**Problem to work on:**
Please transcribe the data below exactly. Leave the pictures out.
┏━━
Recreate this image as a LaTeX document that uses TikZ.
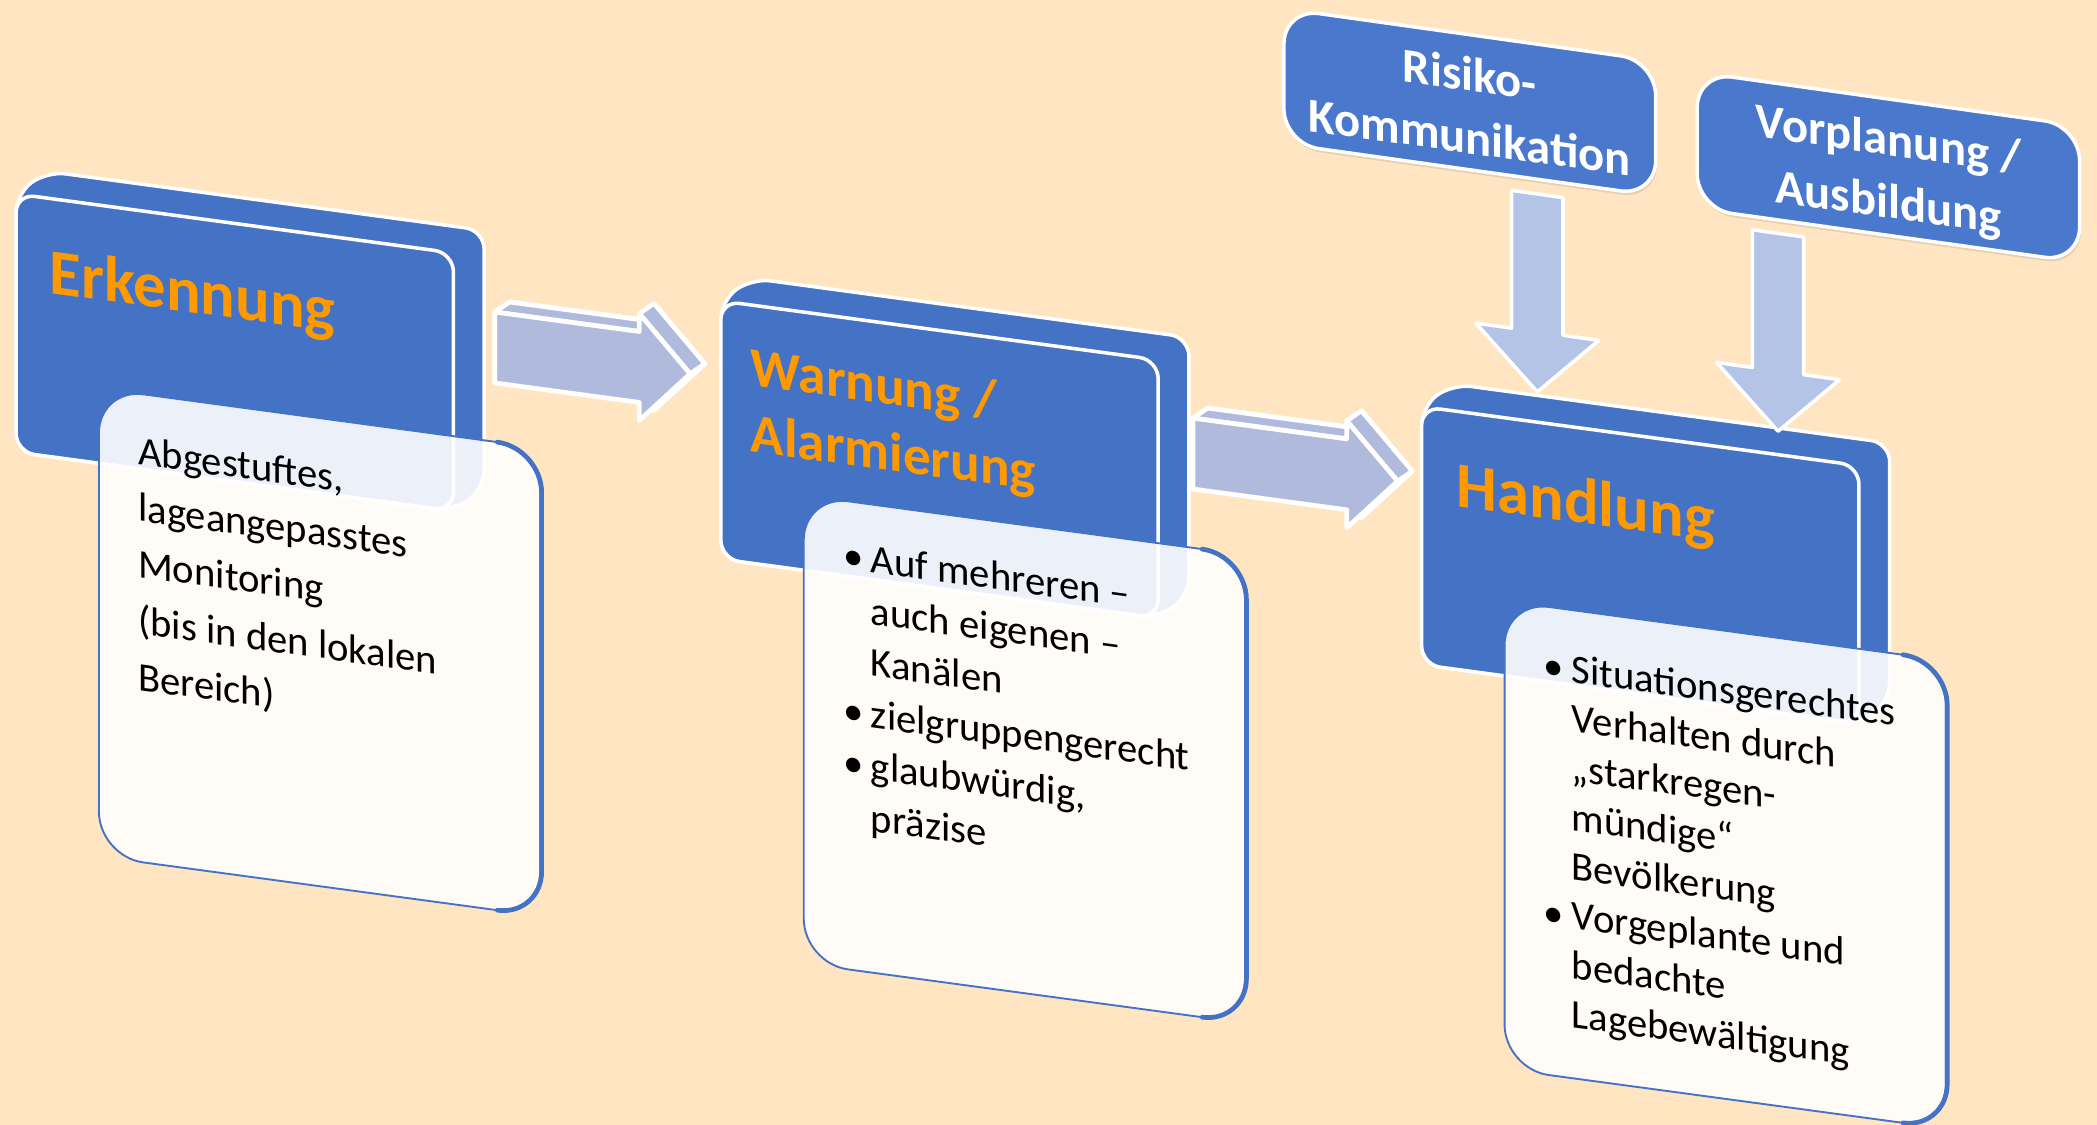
\documentclass[tikz,border=0pt]{standalone}
\usepackage{fontspec}
\setmainfont{Carlito}
\usepackage{tikz}
\usetikzlibrary{shadows}
\definecolor{bg}{HTML}{FFE5C1}
\definecolor{boxblue}{HTML}{4472C4}
\definecolor{topblue}{HTML}{4A78CC}
\definecolor{orange3}{HTML}{FF9900}
\definecolor{arrowblue}{HTML}{AFBADC}
\definecolor{downblue}{HTML}{B4C4E7}

\newcommand{\bul}{\makebox[11.9pt][l]{\textbullet}}
\newcommand{\ind}{\hspace*{11.9pt}}
\newcommand{\leftlines}[1]{\begin{tabular}[t]{@{}l@{}}#1\end{tabular}}
\newcommand{\centerlines}[1]{\begin{tabular}[t]{@{}c@{}}#1\end{tabular}}

\tikzset{
  frontface/.style={fill=boxblue, draw=white, line width=1.5pt, rounded corners=8pt},
  notebox/.style={fill=white, fill opacity=0.9, draw=boxblue, line width=0.8pt, rounded corners=19pt},
  noteedge/.style={draw=boxblue, line width=2pt, rounded corners=19pt},
  stagetitle/.style={font=\fontsize{27.5}{34}\selectfont\bfseries, text=orange3, anchor=base west, inner sep=0pt},
  notetext/.style={font=\fontsize{17.3}{22}\selectfont, anchor=base west, inner sep=0pt},
  arrowface/.style={fill=arrowblue, draw=white, line width=2pt},
  topbox/.style={fill=topblue, draw=white, line width=1.5pt, rounded corners=15pt,
    drop shadow={shadow xshift=0.6pt, shadow yshift=-1.6pt, opacity=0.2}},
  toptext/.style={font=\fontsize{20.7}{26.7}\selectfont\bfseries, text=white, anchor=base, inner sep=0pt},
  downarrow/.style={fill=downblue, draw=white, line width=1.5pt}
}

\begin{document}
\begin{tikzpicture}[x=0.02cm, y=-0.02cm, line join=round]

  \fill[bg] (0,0) rectangle (1568,841);
  \useasboundingbox (0,0) rectangle (1568,841);

  % Erkennung
  \begin{scope}[cm={1,-0.135,0,1,(12,145)}, transform shape]
    \draw[frontface] (0,0) -- (23,-20) -- (350,-20) -- (350,173) -- (327,193) -- (0,193) -- cycle;
    \draw[frontface] (0,0) rectangle (327,193);
    \node[stagetitle] (erkennung) at (25,71) {Erkennung};
    \draw[notebox] (62,137) rectangle (392,487);
    \draw[noteedge] (360,137) -- (393,137) -- (393,487) -- (360,487);
    \node[notetext, font=\fontsize{17.3}{24}\selectfont] (erktext) at (91,190) {\leftlines{Abgestuftes,\\lageangepasstes\\Monitoring\\(bis in den lokalen\\Bereich)}};
    % arrow to Warnung
    \begin{scope}[shift={(358,40)}]
      \draw[arrowface] (11,-9) -- (119,-9) -- (119,-22.5) -- (157,17.5) -- (119,57.5) -- (119,44) -- (11,44) -- cycle;
      \draw[arrowface] (0,0) -- (11,-9) -- (119,-9) -- (108,0) -- cycle;
      \draw[arrowface] (108,-13.5) -- (119,-22.5) -- (157,17.5) -- (146,26.5) -- cycle;
      \draw[arrowface] (0,0) -- (108,0) -- (108,-13.5) -- (146,26.5) -- (108,66.5) -- (108,53) -- (0,53) -- cycle;
    \end{scope}
  \end{scope}

  % Warnung / Alarmierung
  \begin{scope}[cm={1,-0.135,0,1,(539,225)}, transform shape]
    \draw[frontface] (0,0) -- (23,-20) -- (350,-20) -- (350,173) -- (327,193) -- (0,193) -- cycle;
    \draw[frontface] (0,0) rectangle (327,193);
    \node[stagetitle, font=\fontsize{23.5}{28.4}\selectfont\bfseries] (warnung) at (22,60) {\leftlines{Warnung /\\Alarmierung}};
    \draw[notebox] (62,137) rectangle (392,487);
    \draw[noteedge] (360,137) -- (393,137) -- (393,487) -- (360,487);
    \node[notetext] (warntext) at (91,188) {\leftlines{\bul Auf mehreren --\\\ind auch eigenen --\\\ind Kanälen\\\bul zielgruppengerecht\\\bul glaubwürdig,\\\ind präzise}};
    % arrow to Handlung
    \begin{scope}[shift={(353,40)}]
      \draw[arrowface] (11,-9) -- (126,-9) -- (126,-22.5) -- (164,17.5) -- (126,57.5) -- (126,44) -- (11,44) -- cycle;
      \draw[arrowface] (0,0) -- (11,-9) -- (126,-9) -- (115,0) -- cycle;
      \draw[arrowface] (115,-13.5) -- (126,-22.5) -- (164,17.5) -- (153,26.5) -- cycle;
      \draw[arrowface] (0,0) -- (115,0) -- (115,-13.5) -- (153,26.5) -- (115,66.5) -- (115,53) -- (0,53) -- cycle;
    \end{scope}
  \end{scope}

  % Handlung
  \begin{scope}[cm={1,-0.135,0,1,(1063,304)}, transform shape]
    \draw[frontface] (0,0) -- (23,-20) -- (350,-20) -- (350,173) -- (327,193) -- (0,193) -- cycle;
    \draw[frontface] (0,0) rectangle (327,193);
    \node[stagetitle] (handlung) at (26,71) {Handlung};
    \draw[notebox] (62,137) rectangle (392,487);
    \draw[noteedge] (360,137) -- (393,137) -- (393,487) -- (360,487);
    \node[notetext, font=\fontsize{17.3}{21}\selectfont] (handtext) at (91,191) {\leftlines{\bul Situationsgerechtes\\\ind Verhalten durch\\\ind „starkregen-\\\ind mündige“\\\ind Bevölkerung\\\bul Vorgeplante und\\\ind bedachte\\\ind Lagebewältigung}};
  \end{scope}

  % Risiko-Kommunikation
  \begin{scope}[cm={1,-0.14,0,1,(960,6.5)}, transform shape]
    \draw[topbox] (0,0) rectangle (278,101);
    \node[toptext] (risiko) at (139,42) {\centerlines{Risiko-\\Kommunikation}};
    \draw[downarrow] (170.3,112) -- (208.7,112) -- (208.7,215) -- (235.5,215) -- (189.5,260) -- (143.5,215) -- (170.3,215) -- cycle;
  \end{scope}

  % Vorplanung / Ausbildung
  \begin{scope}[cm={1,-0.14,0,1,(1269,54)}, transform shape]
    \draw[topbox] (0,0) rectangle (286,102);
    \node[toptext] (vorplanung) at (143,42) {\centerlines{Vorplanung /\\Ausbildung}};
    \draw[downarrow] (41.3,112) -- (79.7,112) -- (79.7,215) -- (106.5,215) -- (60.5,260) -- (14.5,215) -- (41.3,215) -- cycle;
  \end{scope}

\end{tikzpicture}
\end{document}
┗━━
**Solution for this exercise:**
Recreate this image as a LaTeX document that uses TikZ.
\documentclass[tikz,border=0pt]{standalone}
\usepackage{fontspec}
\setmainfont{Carlito}
\usepackage{tikz}
\usetikzlibrary{shadows}
\definecolor{bg}{HTML}{FFE5C1}
\definecolor{boxblue}{HTML}{4472C4}
\definecolor{topblue}{HTML}{4A78CC}
\definecolor{orange3}{HTML}{FF9900}
\definecolor{arrowblue}{HTML}{AFBADC}
\definecolor{downblue}{HTML}{B4C4E7}

\newcommand{\bul}{\makebox[11.9pt][l]{\textbullet}}
\newcommand{\ind}{\hspace*{11.9pt}}
\newcommand{\leftlines}[1]{\begin{tabular}[t]{@{}l@{}}#1\end{tabular}}
\newcommand{\centerlines}[1]{\begin{tabular}[t]{@{}c@{}}#1\end{tabular}}

\tikzset{
  frontface/.style={fill=boxblue, draw=white, line width=1.5pt, rounded corners=8pt},
  notebox/.style={fill=white, fill opacity=0.9, draw=boxblue, line width=0.8pt, rounded corners=19pt},
  noteedge/.style={draw=boxblue, line width=2pt, rounded corners=19pt},
  stagetitle/.style={font=\fontsize{27.5}{34}\selectfont\bfseries, text=orange3, anchor=base west, inner sep=0pt},
  notetext/.style={font=\fontsize{17.3}{22}\selectfont, anchor=base west, inner sep=0pt},
  arrowface/.style={fill=arrowblue, draw=white, line width=2pt},
  topbox/.style={fill=topblue, draw=white, line width=1.5pt, rounded corners=15pt,
    drop shadow={shadow xshift=0.6pt, shadow yshift=-1.6pt, opacity=0.2}},
  toptext/.style={font=\fontsize{20.7}{26.7}\selectfont\bfseries, text=white, anchor=base, inner sep=0pt},
  downarrow/.style={fill=downblue, draw=white, line width=1.5pt}
}

\begin{document}
\begin{tikzpicture}[x=0.02cm, y=-0.02cm, line join=round]

  \fill[bg] (0,0) rectangle (1568,841);
  \useasboundingbox (0,0) rectangle (1568,841);

  % Erkennung
  \begin{scope}[cm={1,-0.135,0,1,(12,145)}, transform shape]
    \draw[frontface] (0,0) -- (23,-20) -- (350,-20) -- (350,173) -- (327,193) -- (0,193) -- cycle;
    \draw[frontface] (0,0) rectangle (327,193);
    \node[stagetitle] (erkennung) at (25,71) {Erkennung};
    \draw[notebox] (62,137) rectangle (392,487);
    \draw[noteedge] (360,137) -- (393,137) -- (393,487) -- (360,487);
    \node[notetext, font=\fontsize{17.3}{24}\selectfont] (erktext) at (91,190) {\leftlines{Abgestuftes,\\lageangepasstes\\Monitoring\\(bis in den lokalen\\Bereich)}};
    % arrow to Warnung
    \begin{scope}[shift={(358,40)}]
      \draw[arrowface] (11,-9) -- (119,-9) -- (119,-22.5) -- (157,17.5) -- (119,57.5) -- (119,44) -- (11,44) -- cycle;
      \draw[arrowface] (0,0) -- (11,-9) -- (119,-9) -- (108,0) -- cycle;
      \draw[arrowface] (108,-13.5) -- (119,-22.5) -- (157,17.5) -- (146,26.5) -- cycle;
      \draw[arrowface] (0,0) -- (108,0) -- (108,-13.5) -- (146,26.5) -- (108,66.5) -- (108,53) -- (0,53) -- cycle;
    \end{scope}
  \end{scope}

  % Warnung / Alarmierung
  \begin{scope}[cm={1,-0.135,0,1,(539,225)}, transform shape]
    \draw[frontface] (0,0) -- (23,-20) -- (350,-20) -- (350,173) -- (327,193) -- (0,193) -- cycle;
    \draw[frontface] (0,0) rectangle (327,193);
    \node[stagetitle, font=\fontsize{23.5}{28.4}\selectfont\bfseries] (warnung) at (22,60) {\leftlines{Warnung /\\Alarmierung}};
    \draw[notebox] (62,137) rectangle (392,487);
    \draw[noteedge] (360,137) -- (393,137) -- (393,487) -- (360,487);
    \node[notetext] (warntext) at (91,188) {\leftlines{\bul Auf mehreren --\\\ind auch eigenen --\\\ind Kanälen\\\bul zielgruppengerecht\\\bul glaubwürdig,\\\ind präzise}};
    % arrow to Handlung
    \begin{scope}[shift={(353,40)}]
      \draw[arrowface] (11,-9) -- (126,-9) -- (126,-22.5) -- (164,17.5) -- (126,57.5) -- (126,44) -- (11,44) -- cycle;
      \draw[arrowface] (0,0) -- (11,-9) -- (126,-9) -- (115,0) -- cycle;
      \draw[arrowface] (115,-13.5) -- (126,-22.5) -- (164,17.5) -- (153,26.5) -- cycle;
      \draw[arrowface] (0,0) -- (115,0) -- (115,-13.5) -- (153,26.5) -- (115,66.5) -- (115,53) -- (0,53) -- cycle;
    \end{scope}
  \end{scope}

  % Handlung
  \begin{scope}[cm={1,-0.135,0,1,(1063,304)}, transform shape]
    \draw[frontface] (0,0) -- (23,-20) -- (350,-20) -- (350,173) -- (327,193) -- (0,193) -- cycle;
    \draw[frontface] (0,0) rectangle (327,193);
    \node[stagetitle] (handlung) at (26,71) {Handlung};
    \draw[notebox] (62,137) rectangle (392,487);
    \draw[noteedge] (360,137) -- (393,137) -- (393,487) -- (360,487);
    \node[notetext, font=\fontsize{17.3}{21}\selectfont] (handtext) at (91,191) {\leftlines{\bul Situationsgerechtes\\\ind Verhalten durch\\\ind „starkregen-\\\ind mündige“\\\ind Bevölkerung\\\bul Vorgeplante und\\\ind bedachte\\\ind Lagebewältigung}};
  \end{scope}

  % Risiko-Kommunikation
  \begin{scope}[cm={1,-0.14,0,1,(960,6.5)}, transform shape]
    \draw[topbox] (0,0) rectangle (278,101);
    \node[toptext] (risiko) at (139,42) {\centerlines{Risiko-\\Kommunikation}};
    \draw[downarrow] (170.3,112) -- (208.7,112) -- (208.7,215) -- (235.5,215) -- (189.5,260) -- (143.5,215) -- (170.3,215) -- cycle;
  \end{scope}

  % Vorplanung / Ausbildung
  \begin{scope}[cm={1,-0.14,0,1,(1269,54)}, transform shape]
    \draw[topbox] (0,0) rectangle (286,102);
    \node[toptext] (vorplanung) at (143,42) {\centerlines{Vorplanung /\\Ausbildung}};
    \draw[downarrow] (41.3,112) -- (79.7,112) -- (79.7,215) -- (106.5,215) -- (60.5,260) -- (14.5,215) -- (41.3,215) -- cycle;
  \end{scope}

\end{tikzpicture}
\end{document}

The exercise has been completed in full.